To write this program, you will need to design and write three classes.

• The Location class is used to represent a location in the maze. It will have fields for the row and column of the location. Location will be the type of object contained in the visited stack and the choices stack. Location will have many small methods, such as toString, equals, testing to see if a Location contains (-1,-1) (a decision token), setting a Location, and comparing Locations. You may want to write four functions to return the Location above, below, to the right, and to the left of the this. These functions can be used by the function that needs to determine whether a Location in the maze is a dead end, a continuting location, or an intersection.
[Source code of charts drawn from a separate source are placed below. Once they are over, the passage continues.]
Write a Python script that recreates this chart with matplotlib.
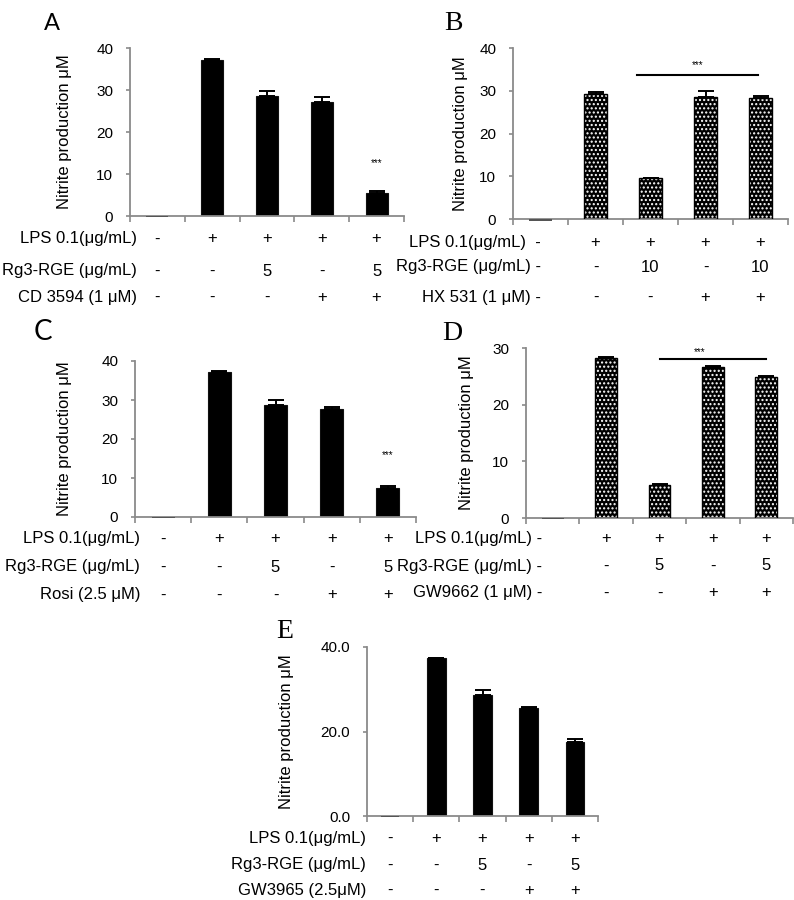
import matplotlib
matplotlib.use("Agg")
import matplotlib.pyplot as plt
import matplotlib.transforms as mtransforms
import numpy as np

plt.rcParams['font.family'] = ['Liberation Sans', 'DejaVu Sans']
plt.rcParams['hatch.linewidth'] = 1.0

W, H = 794, 900

# ---------------- data ----------------
values_A = [-0.25, 37.2, 28.5, 27.2, 5.5]
errors_A = [0.0, 0.15, 1.3, 1.2, 0.5]
values_B = [-0.4, 29.2, 9.5, 28.6, 28.4]
errors_B = [0.0, 0.5, 0.2, 1.3, 0.4]
values_C = [-0.25, 37.3, 28.6, 27.6, 7.5]
errors_C = [0.0, 0.15, 1.3, 0.5, 0.5]
values_D = [-0.2, 28.3, 5.9, 26.7, 24.9]
errors_D = [0.0, 0.1, 0.05, 0.1, 0.1]
values_E = [-0.25, 37.3, 28.6, 25.6, 17.4]
errors_E = [0.0, 0.15, 1.2, 0.2, 0.8]

lps_row = ['-', '+', '+', '+', '+']
rg3_row_5 = ['-', '-', '5', '-', '5']
rg3_row_10 = ['-', '-', '10', '-', '10']
inhib_row = ['-', '-', '-', '+', '+']

row_labels_A = ['LPS 0.1(μg/mL)', 'Rg3-RGE (μg/mL)', 'CD 3594 (1 μM)']
row_labels_B = ['LPS 0.1(μg/mL)', 'Rg3-RGE (μg/mL)', 'HX 531 (1 μM)']
row_labels_C = ['LPS 0.1(μg/mL)', 'Rg3-RGE (μg/mL)', 'Rosi (2.5 μM)']
row_labels_D = ['LPS 0.1(μg/mL)', 'Rg3-RGE (μg/mL)', 'GW9662 (1 μM)']
row_labels_E = ['LPS 0.1(μg/mL)', 'Rg3-RGE (μg/mL)', 'GW3965 (2.5μM)']

ylabel = 'Nitrite production μM'

fig = plt.figure(figsize=(W / 100, H / 100), dpi=100)


def fx(x):
    return x / W


def fy(y):
    return 1 - y / H


GRAY = '#8a8a8a'


def panel(letter, letter_xy, letter_font, letter_size,
          box, ymax, yticks, yfmt, vals, errs, rows, labels, label_right,
          rows_y, dash_in_label, hatched, width, ylabel_x, label_seps=None):
    left, right, top, bottom = box
    ax = fig.add_axes([fx(left), fy(bottom), (right - left) / W, (bottom - top) / H])
    n = len(vals)
    x = np.arange(n)
    for i in range(n):
        v = vals[i]
        if v < 0:
            ax.bar(x[i], v, width=width, color='#555555', clip_on=False, zorder=3,
                   linewidth=0)
            continue
        if hatched:
            ax.bar(x[i], v, width=width, facecolor='black', edgecolor='white',
                   hatch='....', linewidth=0, zorder=2)
            ax.bar(x[i], v, width=width, fill=False, edgecolor='black',
                   linewidth=1.0, zorder=3)
        else:
            ax.bar(x[i], v, width=width, facecolor='black', edgecolor='#111111',
                   linewidth=0.8, zorder=2)
    idx = [i for i in range(n) if vals[i] > 0]
    ax.errorbar(x[idx], np.array(vals)[idx],
                yerr=[np.zeros(len(idx)), np.array(errs)[idx]],
                fmt='none', ecolor='black', elinewidth=1.4, capsize=6, capthick=1.4,
                zorder=4)
    ax.set_xlim(-0.5, n - 0.5)
    ax.set_ylim(0, ymax)
    ax.set_yticks(yticks)
    ax.set_yticklabels([yfmt.format(t) for t in yticks], fontsize=11)
    ax.set_xticks(np.arange(n + 1) - 0.5)
    ax.set_xticklabels([])
    ax.tick_params(axis='x', length=4.5, width=1.2, color=GRAY, direction='out')
    ax.tick_params(axis='y', length=3, width=1.2, color=GRAY, direction='out', pad=9)
    for s in ['top', 'right']:
        ax.spines[s].set_visible(False)
    for s in ['left', 'bottom']:
        ax.spines[s].set_color(GRAY)
        ax.spines[s].set_linewidth(1.3)
    # y label
    fig.text(fx(ylabel_x), fy((top + bottom) / 2), ylabel, rotation=90,
             ha='center', va='center', fontsize=12)
    # letter
    fig.text(fx(letter_xy[0]), fy(letter_xy[1]), letter, ha='center', va='center',
             fontsize=letter_size, family=letter_font)
    # condition rows
    trans = mtransforms.blended_transform_factory(ax.transData, fig.transFigure)
    for r, (lab, row) in enumerate(zip(labels, rows)):
        yy = fy(rows_y[r])
        start = 0
        text = lab
        if dash_in_label:
            text = lab + label_seps[r] + row[0]
            start = 1
        fig.text(fx(label_right), yy, text, ha='right', va='center', fontsize=12)
        for c in range(start, n):
            ax.text(x[c], yy, row[c], transform=trans, ha='center', va='center',
                    fontsize=12)
    return ax


axA = panel('A', (52, 24), 'Lato', 17, (130, 404, 48, 216), 40, [0, 10, 20, 30, 40], '{:.0f}',
            values_A, errors_A, [lps_row, rg3_row_5, inhib_row], row_labels_A, 137,
            [239, 271, 297], False, False, 0.4, 64)
axA.text(4, 12.6, '***', ha='center', va='center', fontsize=7)

axB = panel('B', (453, 24), 'Liberation Serif', 20, (513, 788, 48, 219), 40, [0, 10, 20, 30, 40], '{:.0f}',
            values_B, errors_B, [lps_row, rg3_row_10, inhib_row], row_labels_B, 541,
            [242, 267, 297], True, True, 0.43, 461, label_seps=['  ', ' ', ' '])
axB.plot([1.75, 3.95], [33.7, 33.7], color='black', lw=1.5)
axB.text(2.85, 36.0, '***', ha='center', va='center', fontsize=7)

axC = panel('C', (43, 332), 'Lato', 20, (135, 416, 361, 517), 40, [0, 10, 20, 30, 40], '{:.0f}',
            values_C, errors_C, [lps_row, rg3_row_5, inhib_row], row_labels_C, 140,
            [539, 567, 595], False, False, 0.41, 65)
axC.text(4, 15.9, '***', ha='center', va='center', fontsize=7)

axD = panel('D', (452, 334), 'Liberation Serif', 20, (526, 793, 348, 518), 30, [0, 10, 20, 30], '{:.0f}',
            values_D, errors_D, [lps_row, rg3_row_5, inhib_row], row_labels_D, 542,
            [539, 566, 593], True, True, 0.41, 467, label_seps=[' ', ' ', ' '])
axD.plot([2.0, 4.0], [28.1, 28.1], color='black', lw=1.5)
axD.text(2.75, 29.2, '***', ha='center', va='center', fontsize=7)

axE = panel('E', (285, 631), 'Liberation Serif', 20, (367, 598, 647, 816), 40, [0, 20, 40], '{:.1f}',
            values_E, errors_E, [lps_row, rg3_row_5, inhib_row], row_labels_E, 366,
            [838, 865, 890], False, False, 0.4, 287)

fig.savefig('out.png', dpi=100)
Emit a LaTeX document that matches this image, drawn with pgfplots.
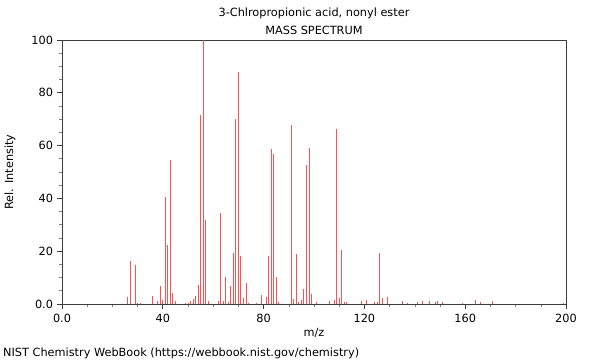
\documentclass[border=0pt]{standalone}
\usepackage{pgfplots}
\pgfplotsset{compat=1.18}
\usepackage{fontspec}
\setmainfont{DejaVu Sans}
\definecolor{peak}{RGB}{255,80,80}
\definecolor{frame}{RGB}{60,60,60}
\begin{document}
\fontsize{11.3bp}{13.5bp}\selectfont
\begin{tikzpicture}
\useasboundingbox (0,0) rectangle (600bp,360bp);
\begin{axis}[
  at={(62bp,56bp)}, anchor=south west,
  scale only axis, width=504bp, height=264bp,
  xmin=0, xmax=200, ymin=0, ymax=100,
  axis line style={frame, line width=0.8bp},
  xtick={0,40,80,120,160,200},
  xticklabels={0.0,40,80,120,160,200},
  ytick={0,20,40,60,80,100},
  yticklabels={0.0,20,40,60,80,100},
  minor x tick num=3, minor y tick num=3,
  tick align=outside, xtick pos=bottom, ytick pos=left,
  major tick length=5bp, minor tick length=3bp,
  every tick/.style={frame, line width=0.7bp},
  minor tick style={gray, line width=0.6bp},
  tick label style={font=\fontsize{11.3bp}{13.5bp}\selectfont},
  xticklabel style={yshift=-1bp},
  /pgf/number format/assume math mode=true,
]
\addplot[ycomb, color=peak, line width=0.9bp, mark=none] coordinates {
(26,2.8) (27,16.4) (29,14.9) (30,0.5) (31,0.5) (36,3.2) (38,1.3) (39,6.7) (40,1.6)
(41,40.4) (42,22.3) (43,54.7) (44,4.2) (45,1.0) (49,0.4) (50,0.4) (51,1.0) (52,1.8)
(53,3.0) (54,7.1) (55,71.7) (56,100) (57,31.8) (58,1.3) (62,1.0) (63,34.3) (64,1.0)
(65,10.1) (66,0.8) (67,6.8) (68,19.4) (69,70.2) (70,87.8) (71,18.2) (72,2.3) (73,7.8)
(74,0.5) (77,0.4) (79,3.4) (81,2.7) (82,18.2) (83,58.8) (84,56.8) (85,10.1) (86,0.8)
(91,67.7) (92,2.0) (93,18.9) (94,0.8) (95,1.5) (96,5.8) (97,52.8) (98,59.1) (99,3.8)
(101,0.8) (106,1.3) (108,1.5) (109,66.4) (110,2.3) (111,20.4) (112,0.8) (113,0.8)
(119,1.0) (121,1.5) (124,0.8) (125,0.8) (126,19.4) (127,2.3) (129,2.5) (135,1.0)
(137,0.3) (141,0.6) (143,1.0) (146,1.3) (148,0.6) (149,1.3) (151,0.6) (159,0.2)
(164,1.5) (166,0.6) (171,1.0) (199,0.5)
};
\end{axis}
\node at (314bp,347bp) {3-Chlropropionic acid, nonyl ester};
\node at (314bp,330bp) {MASS SPECTRUM};
\node at (314bp,27bp) {m/z};
\node[rotate=90] at (10bp,188bp) {Rel. Intensity};
\node[anchor=west, inner sep=0pt] at (3bp,7bp) {NIST Chemistry WebBook (https://webbook.nist.gov/chemistry)};
\end{tikzpicture}
\end{document}
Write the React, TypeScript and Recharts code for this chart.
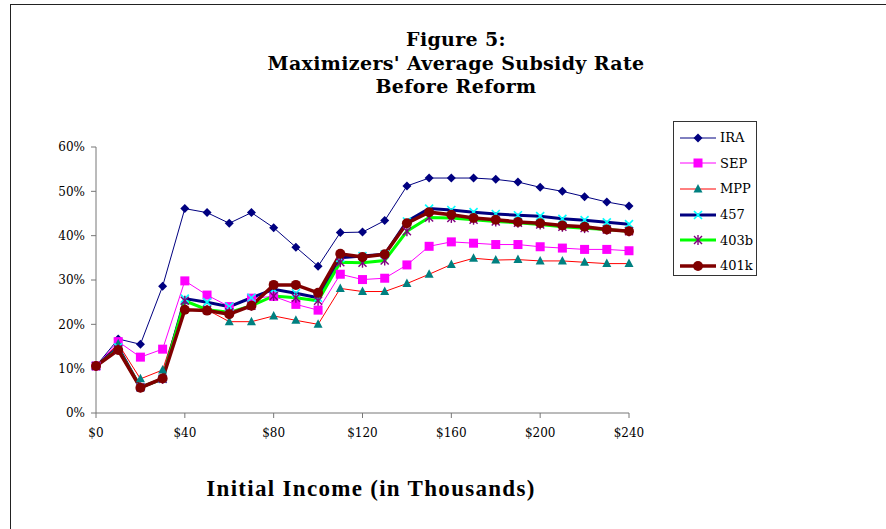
import React from "react";
import { CartesianGrid, Legend, Line, LineChart, XAxis, YAxis } from "recharts";

// income in thousands of dollars
const incomes = [0, 10, 20, 30, 40, 50, 60, 70, 80, 90, 100, 110, 120, 130, 140, 150, 160, 170, 180, 190, 200, 210, 220, 230, 240];

// average subsidy rate, percent
const ira = [10.6, 16.7, 15.5, 28.6, 46.1, 45.2, 42.8, 45.2, 41.8, 37.4, 33.1, 40.7, 40.8, 43.4, 51.2, 53.0, 53.0, 53.0, 52.7, 52.1, 50.9, 50.0, 48.8, 47.6, 46.7];
const sep = [10.6, 16.1, 12.6, 14.4, 29.8, 26.6, 24.0, 25.9, 26.3, 24.5, 23.2, 31.3, 30.1, 30.4, 33.4, 37.6, 38.6, 38.3, 38.0, 38.0, 37.5, 37.2, 36.9, 36.9, 36.6];
const mpp = [10.6, 15.6, 7.7, 9.7, 25.3, 23.3, 20.6, 20.6, 21.9, 20.9, 20.0, 28.1, 27.4, 27.4, 29.2, 31.3, 33.5, 34.9, 34.5, 34.6, 34.3, 34.3, 34.0, 33.7, 33.7];
const p457 = [10.6, 14.8, 5.8, 7.7, 25.8, 25.0, 24.0, 26.0, 27.9, 27.0, 26.0, 35.0, 35.4, 35.8, 43.2, 46.1, 45.8, 45.3, 44.9, 44.6, 44.4, 43.8, 43.5, 43.0, 42.6];
const p403b = [10.6, 14.4, 5.8, 7.7, 25.3, 23.3, 22.7, 24.2, 26.4, 26.0, 25.3, 34.0, 33.9, 34.4, 41.0, 44.1, 44.0, 43.6, 43.2, 42.9, 42.5, 42.0, 41.7, 41.4, 41.0];
const p401k = [10.6, 14.2, 5.7, 7.8, 23.3, 23.1, 22.3, 24.2, 28.9, 28.9, 27.1, 35.9, 35.2, 35.8, 42.8, 45.3, 44.7, 44.0, 43.6, 43.1, 42.8, 42.3, 42.0, 41.4, 41.0];

const xTicks = [0, 40, 80, 120, 160, 200, 240];
const yTicks = [0, 10, 20, 30, 40, 50, 60];

const data = incomes.map((income, i) => ({
  income,
  IRA: ira[i],
  SEP: sep[i],
  MPP: mpp[i],
  "457": p457[i],
  "403b": p403b[i],
  "401k": p401k[i]
}));

type Marker = "diamond" | "square" | "triangle" | "cross" | "star" | "circle";

interface SeriesDef {
  key: string;
  line: string;
  width: number;
  marker: Marker;
  fill: string;
}

const series: SeriesDef[] = [
  { key: "IRA", line: "#000080", width: 1, marker: "diamond", fill: "#000080" },
  { key: "SEP", line: "#ff00ff", width: 1, marker: "square", fill: "#ff00ff" },
  { key: "MPP", line: "#ff0000", width: 1, marker: "triangle", fill: "#008080" },
  { key: "457", line: "#000080", width: 3, marker: "cross", fill: "#00ffff" },
  { key: "403b", line: "#00ff00", width: 3, marker: "star", fill: "#800080" },
  { key: "401k", line: "#800000", width: 3.5, marker: "circle", fill: "#800000" }
];

const SERIF = "'DejaVu Serif', serif";

function drawMarker(kind: Marker, color: string, cx: number, cy: number, key?: string) {
  if (cx == null || cy == null) return <g key={key} />;
  switch (kind) {
    case "diamond":
      return <polygon key={key} points={`${cx},${cy - 4.5} ${cx + 4.5},${cy} ${cx},${cy + 4.5} ${cx - 4.5},${cy}`} fill={color} />;
    case "square":
      return <rect key={key} x={cx - 4.5} y={cy - 4.5} width={9} height={9} fill={color} />;
    case "triangle":
      return <polygon key={key} points={`${cx},${cy - 5} ${cx + 4.5},${cy + 3.5} ${cx - 4.5},${cy + 3.5}`} fill={color} />;
    case "cross":
      return (
        <g key={key} stroke={color} strokeWidth={1.6}>
          <line x1={cx - 4} y1={cy - 4} x2={cx + 4} y2={cy + 4} />
          <line x1={cx - 4} y1={cy + 4} x2={cx + 4} y2={cy - 4} />
        </g>
      );
    case "star":
      return (
        <g key={key} stroke={color} strokeWidth={1.4}>
          <line x1={cx - 4} y1={cy - 4} x2={cx + 4} y2={cy + 4} />
          <line x1={cx - 4} y1={cy + 4} x2={cx + 4} y2={cy - 4} />
          <line x1={cx} y1={cy - 5} x2={cx} y2={cy + 5} />
        </g>
      );
    default:
      return <circle key={key} cx={cx} cy={cy} r={5} fill={color} />;
  }
}

function LegendBox() {
  return (
    <div style={{ width: 84, height: 155, border: "1px solid #333", boxSizing: "border-box", background: "#fff", paddingTop: 3 }}>
      {series.map((s) => (
        <div key={s.key} style={{ display: "flex", alignItems: "center", height: 25.6 }}>
          <svg width={38} height={14} style={{ marginLeft: 5 }}>
            <line x1={1} y1={7} x2={37} y2={7} stroke={s.line} strokeWidth={s.width} />
            {drawMarker(s.marker, s.fill, 19, 7)}
          </svg>
          <span style={{ fontFamily: SERIF, fontSize: 13, color: "#000", marginLeft: 3 }}>{s.key}</span>
        </div>
      ))}
    </div>
  );
}

export default function App() {
  return (
    <div style={{ position: "absolute", left: 0, top: 0, width: 886, height: 529, overflow: "hidden", background: "#fff" }}>
      <div style={{ position: "absolute", left: 10, top: 4, width: 1000, height: 700, border: "1px solid #222" }} />
      <div
        style={{
          position: "absolute",
          left: 256,
          width: 400,
          top: 28,
          textAlign: "center",
          fontFamily: SERIF,
          fontWeight: "bold",
          fontSize: 19,
          letterSpacing: 0.35,
          lineHeight: "23.5px",
          color: "#000"
        }}
      >
        Figure 5:
        <br />
        Maximizers' Average Subsidy Rate
        <br />
        Before Reform
      </div>
      <div style={{ position: "absolute", left: 0, top: 0 }}>
        <LineChart width={886} height={529} data={data} margin={{ top: 147, right: 257, bottom: 96, left: 36 }}>
          <CartesianGrid stroke="none" />
          <XAxis
            dataKey="income"
            type="number"
            domain={[0, 240]}
            ticks={xTicks}
            tickFormatter={(v: number) => `$${v}`}
            height={20}
            stroke="#777"
            tickSize={5}
            tickMargin={10}
            tick={{ fill: "#000", fontSize: 12, fontFamily: SERIF }}
          />
          <YAxis
            type="number"
            domain={[0, 60]}
            ticks={yTicks}
            tickFormatter={(v: number) => `${v}%`}
            width={60}
            stroke="#777"
            tickSize={5}
            tickMargin={6}
            tick={{ fill: "#000", fontSize: 12, fontFamily: SERIF }}
          />
          <Legend
            layout="horizontal"
            verticalAlign="middle"
            align="center"
            wrapperStyle={{ left: 673, top: 121, width: 84 }}
            content={() => <LegendBox />}
          />
          {series.map((s) => (
            <Line
              key={s.key}
              dataKey={s.key}
              stroke={s.line}
              strokeWidth={s.width}
              isAnimationActive={false}
              activeDot={false}
              dot={(p: any) => drawMarker(s.marker, s.fill, p.cx, p.cy, `${s.key}-${p.index}`)}
            />
          ))}
        </LineChart>
      </div>
      <div
        style={{
          position: "absolute",
          left: 171,
          width: 400,
          top: 476,
          textAlign: "center",
          fontFamily: "'Liberation Serif', serif",
          fontWeight: "bold",
          fontSize: 23,
          letterSpacing: 1.3,
          color: "#000"
        }}
      >
        Initial Income (in Thousands)
      </div>
    </div>
  );
}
• The Mouse class will be used to represent the mouse. Mouse will have fields for the current location of the mouse and the previous location of the mouse. It will have a method to move the mouse to a new location (the new location is the parm), and to return the current and previous locations.
• The Maze class has a field to hold the maze (a 15x15 2D array) and a field for the exit location. It has methods to read the maze from a file, print the maze, and search the maze. The parm for search is the mouse; the starting location of the search is the current location of the mouse when the search begins. To read in the maze, read in each line of the file into one row of the maze array. After reading in the maze then read the row and column of the exit location of the maze. These should be on the line after the last line of the maze. The search is a complicated function; DO NOT write one huge search function. Create some private methods that search will call.

Built-in Java classes may be used. The Java vector class may not be used for this assignment. In addition, you must follow all directions precisely as stated.